甚至两人最初的因缘际会都充满了古典话本式的宿命感,没有少年楚晚宁给的一口粥一件袍子,墨燃也许早已死于乱世中,但如果不是墨燃这一契机,少年楚晚宁也不会产生入世的念头,他大可能会按照原计划在十五岁时被怀罪献祭,神木之灵就此逸散。

百万字级别的长篇还是存在一些瑕疵的。作者可能第一次驾驭这个篇幅的长篇,全文节奏没能保持一致,大板块之间有割裂感。《同归卷》偏重推进感情线,情节略显松散,如果把玉良村剧情替换成两三个盗窃神武案线索的小Boss地图,边打怪边发糖的话,也许会更紧凑一些(虽然CP发糖很甜,恨不能再读上一百章;楚晚宁真是完全在我苏点上,凶甜凶甜的薄脸皮禁欲系圣父,还是机甲大佬)。《决战卷》的最后三十章有太多人物要亮牌了,主线剧情又要收尾,导致节奏过急过乱,

另外,作者很擅长埋线和藏牌,不谈主角,全书几乎所有重要配角都设置了品性/身份/重要剧情拼图的翻转。初读《殊途卷》时觉得只是本有点意思的升级打怪小说,其实这卷里埋了很多伏笔和彩蛋,比如楚晚宁的身世,比如堪比“除你武器咒”的终极大伏笔万涛回浪咒(这个咒很有意思,最终决战用来救世的是这个反咒,和全书的“重生”主题有一种奇妙的呼应)。读到地府章节后才读出滋味来(容九这个人物写得精彩),发觉作者有更宏大复杂的叙事。

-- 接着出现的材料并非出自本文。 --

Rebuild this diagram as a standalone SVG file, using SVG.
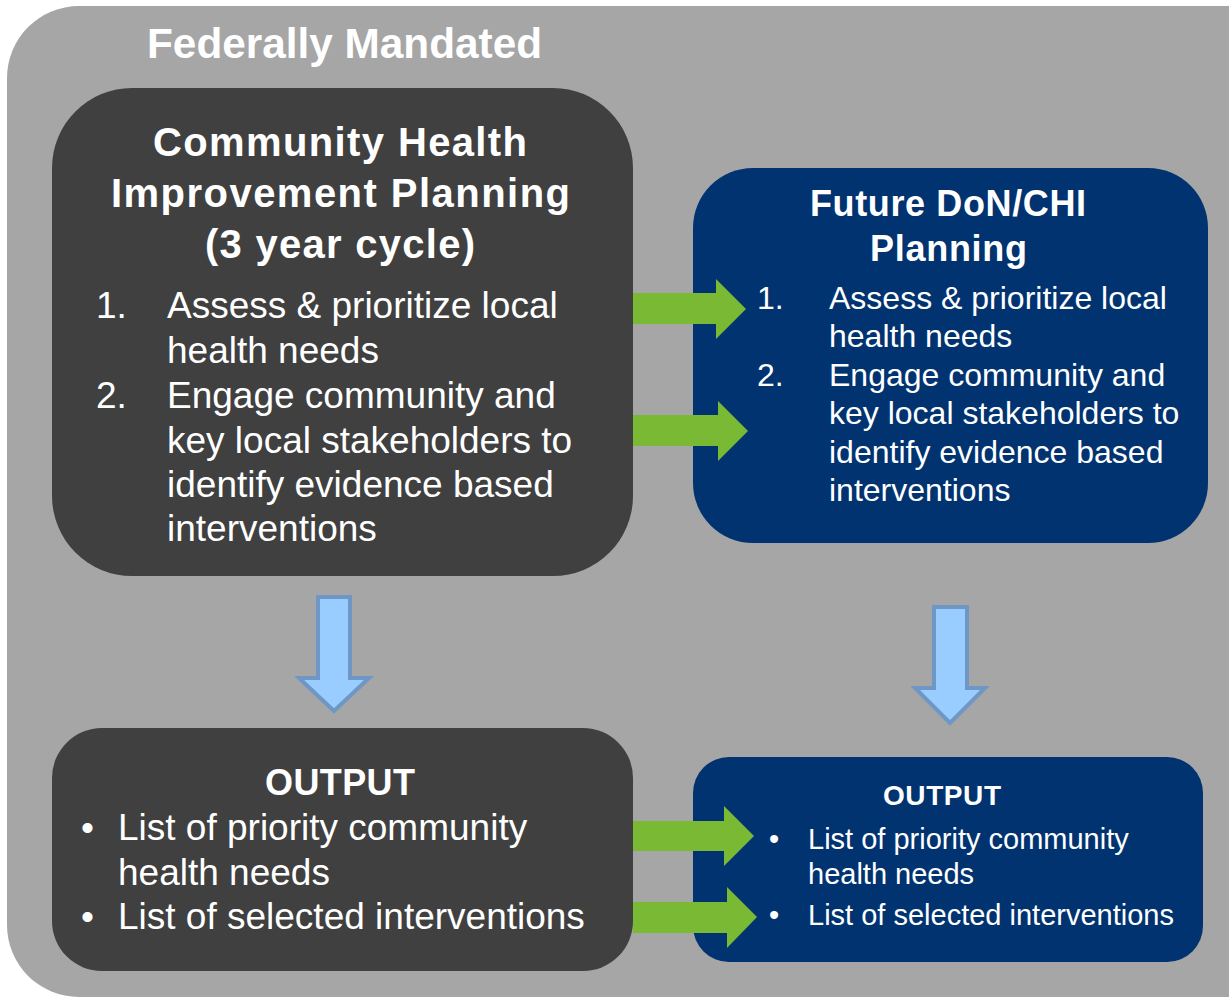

但有些牌亮出来的效用也不太理想,比如梅含雪的身份,这个关子卖了两百多章,揭开的谜底没什么能量,对剧情也没什么推动。双梅的形象是在番外里才补全丰满起来的,没能融进正文中有些可惜。

此外,重要配角比如罗枫华的呈现还是不太充分,篇幅不算短的正面描写中“君子”这一主属性不太凸显,而且后期的“叛变”有些生硬。代入翻版的叶忘昔去反推,如果叶忘昔知道南宫驷要继承的掌门指环有诅咒,她可能会想尽办法解开诅咒/劝阻/甚至毁掉指环,但很难想象她会抢过指环自己戴,毕竟“篡位”与君子属性太冲突了。甚至牺牲这么大也不能一劳永逸解决问题,罗枫华并非不谙世情,不该不知道此举可能造成的误解和动乱;这个关节上如果再增加一些铺垫,会更有说服力些。

全书的内核和文字审美都是很好的,作者笔力出众,写群像写世情都有敏锐的洞察和表现力,【龙血山】“神木”到“为人”的几章,【天音阁】“柔骨铮铮”到“折子戏落”的几章,单独拎出来也是出色的中篇。

网络文学真是奇妙的人类创造力的野生状态,它们通常是杂芜的,没太大野心,也不会太拘着端着,但的确时不时会读到大触手笔。最后,感谢作者写出这么好的楚晚宁。